Giorgio Agamben
Existem diferentes tipos de mentiras. A
forma mais comum é a de alguém que, embora sabendo ou acreditando saber como as
coisas são, por algum motivo conscientemente diz o contrário ou, em todo caso,
nega apenas parcialmente o que sabe ser verdade. É o que acontece no falso
testemunho, que por isso é punido como crime, mas ainda mais inocentemente cada
vez que temos que nos justificar por um comportamento pelo qual somos
repreendidos.
A mentira com a qual lidamos há quase três
anos não tem essa forma. Pelo contrário, é a mentira de quem perdeu a
distinção entre palavras e coisas, entre notícias e factos e, portanto, não
pode mais saber se está mentindo, porque para ele falhou todo critério possível
de verdade. O que os media dizem não é verdade porque corresponde à
realidade, mas porque seu discurso substituiu a realidade. A
correspondência entre a linguagem e o mundo, sobre a qual outrora se baseava a
verdade, simplesmente não é mais possível, porque os dois se tornaram um, a
linguagem é o mundo, a notícia é a realidade.
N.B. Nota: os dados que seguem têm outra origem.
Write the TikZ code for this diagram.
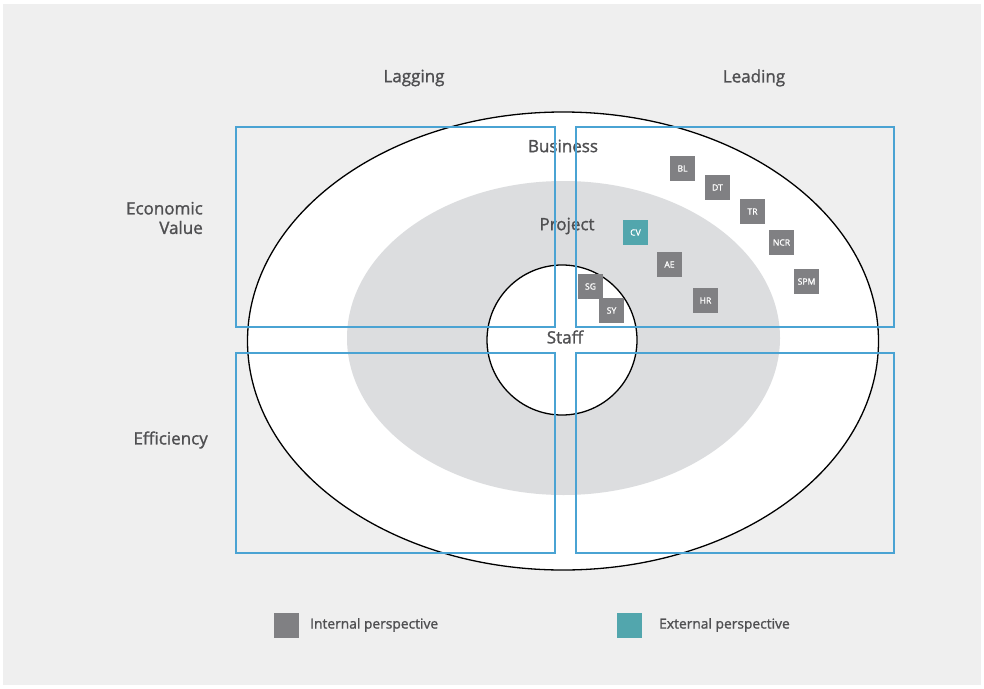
\documentclass[tikz,border=0pt]{standalone}
\usepackage{fontspec}
\setmainfont{Open Sans}
\newfontfamily\midfont{Open Sans}[FakeBold=1.3]
\definecolor{pagegray}{HTML}{EFEFEF}
\definecolor{midgray}{HTML}{DCDDDF}
\definecolor{quadblue}{HTML}{4AA3D3}
\definecolor{intgray}{HTML}{808083}
\definecolor{extteal}{HTML}{52A6AD}
\definecolor{labgray}{HTML}{4F4F51}

\begin{document}
\begin{tikzpicture}[x=1pt, y=-1pt,
	axislab/.style={text=labgray, font=\midfont\fontsize{17}{19.5}\selectfont, inner sep=0pt},
	ringlab/.style={text=labgray, font=\midfont\fontsize{17}{19.5}\selectfont, inner sep=0pt},
	quad/.style={draw=quadblue, line width=1.2pt},
	intsq/.style={fill=intgray, text=white, minimum size=25pt, inner sep=0pt, font=\midfont\fontsize{8.6}{9}\selectfont},
	extsq/.style={intsq, fill=extteal},
	legtext/.style={text=labgray, font=\midfont\fontsize{13.8}{16}\selectfont, anchor=west, inner sep=0pt}]
\useasboundingbox (0,0) rectangle (984,688);
\fill [white] (0,0) rectangle (984,688);
\fill [pagegray] (3,4) rectangle (981,685);
% rings
\draw [fill=white, line width=1.3pt] (563,341) ellipse [x radius=315.5, y radius=229];
\fill [midgray] (563.5,338) ellipse [x radius=216.5, y radius=157];
\draw [fill=white, line width=1.3pt] (562,340) circle [radius=75];
% headings
\node [axislab] (lagging) at (414,78) {Lagging};
\node [axislab] (leading) at (754,78) {Leading};
\node [axislab, anchor=east, align=right] (econ) at (203,218) {Economic\\Value};
\node [axislab, anchor=east] (effic) at (208,440) {Efficiency};
\node [ringlab] (business) at (563,146) {Business};
\node [ringlab] (project) at (567,226) {Project};
\node [ringlab] (staff) at (565,337) {Staff};
% quadrants
\draw [quad] (236,127) rectangle (555,327);
\draw [quad] (576,127) rectangle (894,327);
\draw [quad] (236,353) rectangle (555,553);
\draw [quad] (576,353) rectangle (894,553);
% metrics
\foreach \m/\x/\y in {BL/682.5/168.5, DT/717.5/187.5, TR/752.5/211.5, NCR/781.5/242.5, SPM/806.5/281.5, AE/669.5/264.5, HR/705.5/300.5, SG/590.5/286.5, SY/611.5/310.5}
	\node [intsq] (\m) at (\x,\y) {\m};
\node [extsq] (CV) at (635.5,232.5) {CV};
% legend
\node [intsq] (intkey) at (286.5,625.5) {};
\node [legtext] (inttext) at (310,625) {Internal perspective};
\node [extsq] (extkey) at (629.5,625.5) {};
\node [legtext] (exttext) at (659,625) {External perspective};
\end{tikzpicture}
\end{document}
Só isso pode explicar por
que uma mentira não precisa se tornar plausível e de forma alguma esconde o que
parece ser uma falsidade evidente para aqueles que ainda aderem ao antigo
regime da verdade. Por isso, durante a pandemia os media e os órgãos
oficiais nunca negaram que os dados de mortalidade que noticiavam se referiam
aos que morreram testando positivo, independentemente da real causa da
morte. Apesar disso, embora sejam evidentemente falsas, têm sido aceitas
como verdadeiras. Da mesma forma, hoje ninguém nega que a Rússia conquistou
e anexou vinte por cento do território da Ucrânia, sem os quais a economia
ucraniana não pode sobreviver; e, no entanto, o noticiário continua
falando sobre a vitória de Zelensky e a já inevitável derrota de Putin (no
noticiário, a guerra é entre duas pessoas e não entre dois exércitos), independentemente
da causa real da morte. Apesar disso, embora sejam evidentemente falsas,
têm sido aceites como verdadeiras.
O problema neste momento é quanto tempo uma
mentira desse tipo pode durar. É provável que, mais cedo ou mais tarde,
simplesmente se abandone, para imediatamente substituí-la por uma nova mentira,
e assim por diante – mas não indefinidamente, porque a realidade que não se
queria mais ver acabará por se apresentar e exigir suas razões, mesmo que à
custa de consideráveis catástrofes e infortúnios, que serão difíceis, senão impossíveis, de evitar.